- Theatrical release poster
- Traditional Chinese: 波牛
- Simplified Chinese: 波牛
- Hanyu Pinyin: Bō Niú
- Jyutping: Bo1 Ngau4
- Directed by: Brandy Yuen
- Screenplay by: Brandy Yuen
- Produced by: Raymond Chow
- Starring: Yuen Biao; Cheung Kwok-keung; Dick Wei; Moon Lee; Eddy Ko;
- Cinematography: Ma Koon-wa Kenneth Sung
- Edited by: Peter Cheung
- Music by: Blue Max Productions; Lam Miu-tak; Richard Lam;
- Production companies: Paragon Films Peace Film Production (HK)
- Distributed by: Golden Harvest
- Release date: 13 October 1983;
- Running time: 94 minutes
- Country: Hong Kong
- Language: Cantonese
- Box office: HK$3,206,327

= The Champions (1983 film) =

1983 Hong Kong film by Brandy Yuen

The Champions () is a 1983 Hong Kong sports comedy film written and directed by Brandy Yuen.

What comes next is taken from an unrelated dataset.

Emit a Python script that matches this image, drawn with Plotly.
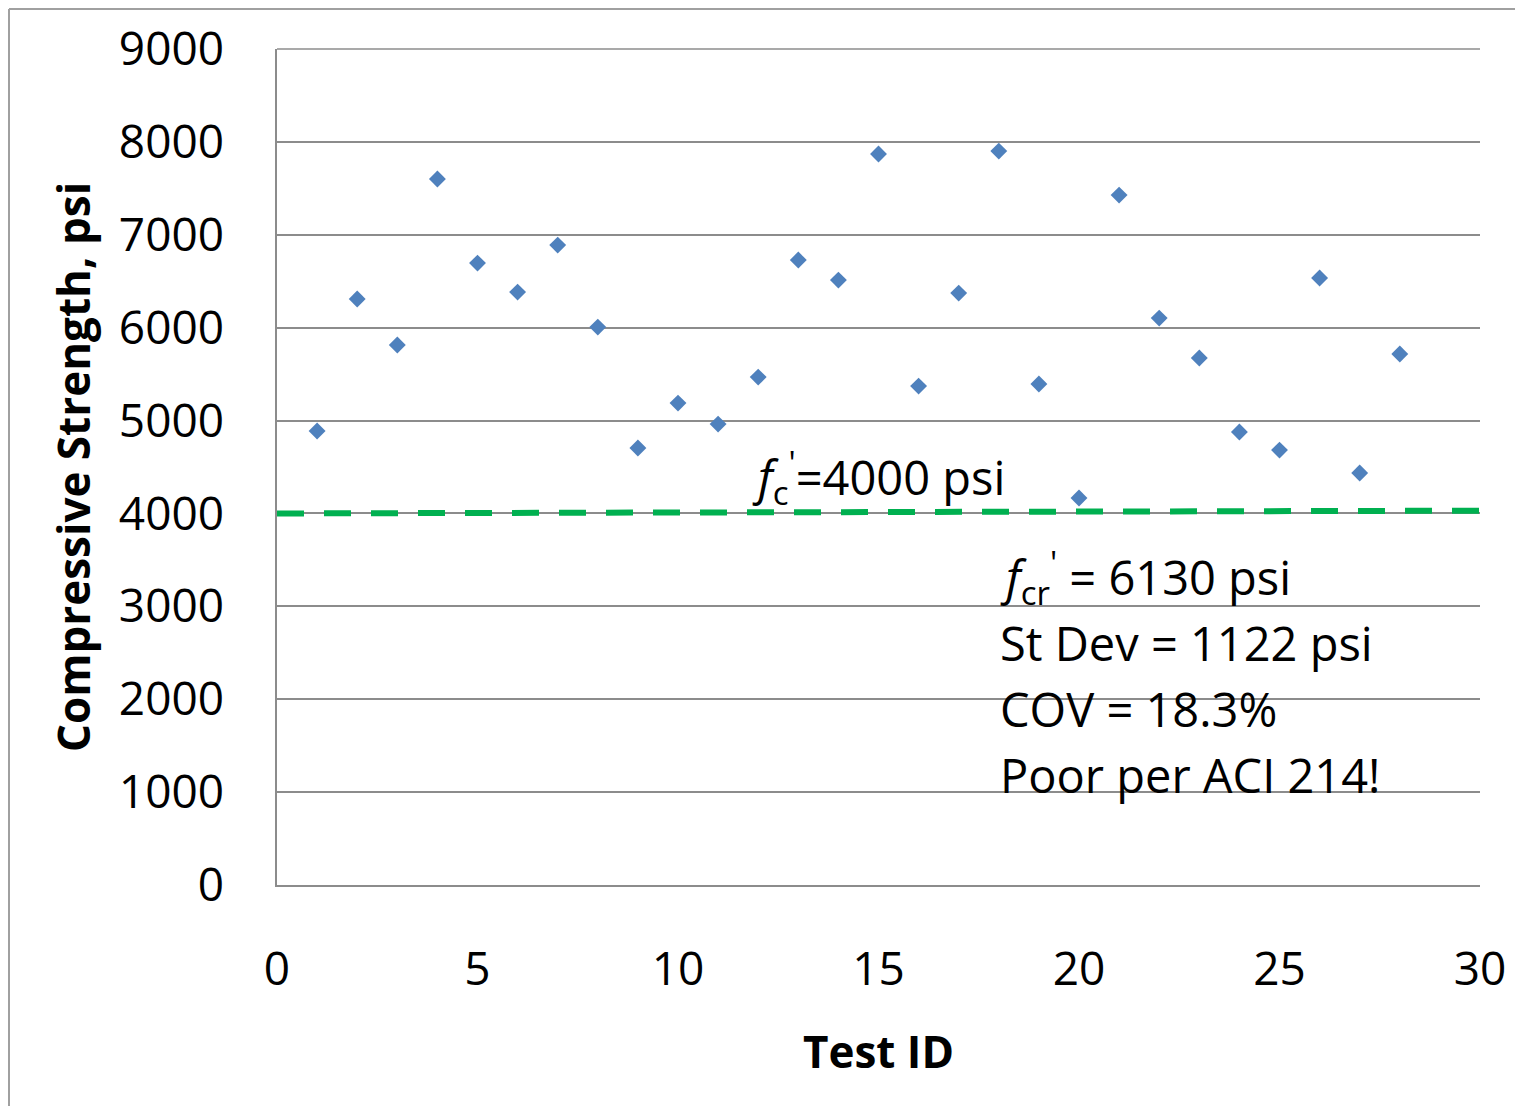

The film stars Yuen Biao, Cheung Kwok-keung, Dick Wei, Moon Lee, and Eddy Ko.

==Synopsis==
Lee Tung (Yuen Biao) is taunted by rival football teams. At first he is just a ball boy and a punch bag for the leading villain, King (Dick Wei). But after too many beatings, Tung decides to play for another local team and to go against King in a one-off football match at the end. The film also tackles problems of jealousy, corruption and bullying in sports.

==Cast==
- Yuen Biao as Lee Tung
- Cheung Kwok-keung as Suen
- Dick Wei as King
- Moon Lee as Fanny
- Eddy Ko as Tung's Uncle
- Cheung King-po as King's assistant
- Kam Biu as Soccer bets syndicate's boss
- Tong Tin-hei as Seng Sun Team's boss
- Tino Wong as 3rd Master
- Ho Pak-kwong as 3rd Master's assistant
- Fung King-man as Village contest's emcee
- Yue Tau-wan as Social soccer player
- Brandy Yuen as Man who helps buy betting tickets
- Yuen Lung-kui as Man who hits gong
- Johnny Cheung as King's soccer player
- Lee Chun-wa as Muscle man arm-wrestling with Tung
- Liu Hok-man as Pickpocket / Soccer player
- Victor Yeung as Soccer spectator
- Yeung Wai as Jogger (cameo)
- Lee Fat-yuen as 3rd Master's thug
- To Siu-ming as Pool attendee
- Ho Tin-shing as Chuen
- Sin Yuk-lung as Participant at village contest
- Yeung Wah as Participant at village contest
- Ho Wah
- Lung Ying
- Sa Au
- Man Ngai-tik
- Leung Hung
- Ernest Mauser as VIP at soccer stadium opening
- Benny Lai as King's soccer player
- Ko Hung as Social soccer player
- Chan Leung as Soccer player
- Sham Chin-po as Social soccer player

==Critical response==
Variety applauded the film's "impeccably-choreographed action sequences" while also acknowledging that "the storyline (the underdogs make good) and acting are secondary", with only the final football match being criticized for taking place "in some obscure sand lot that truly weakens the impact."

==Accolades==
In 1985, the film was nominated for the Hong Kong Film Award for Best Action Choreography for Brandy Yuen and Yuen Shun-yi at the 3rd Hong Kong Film Awards.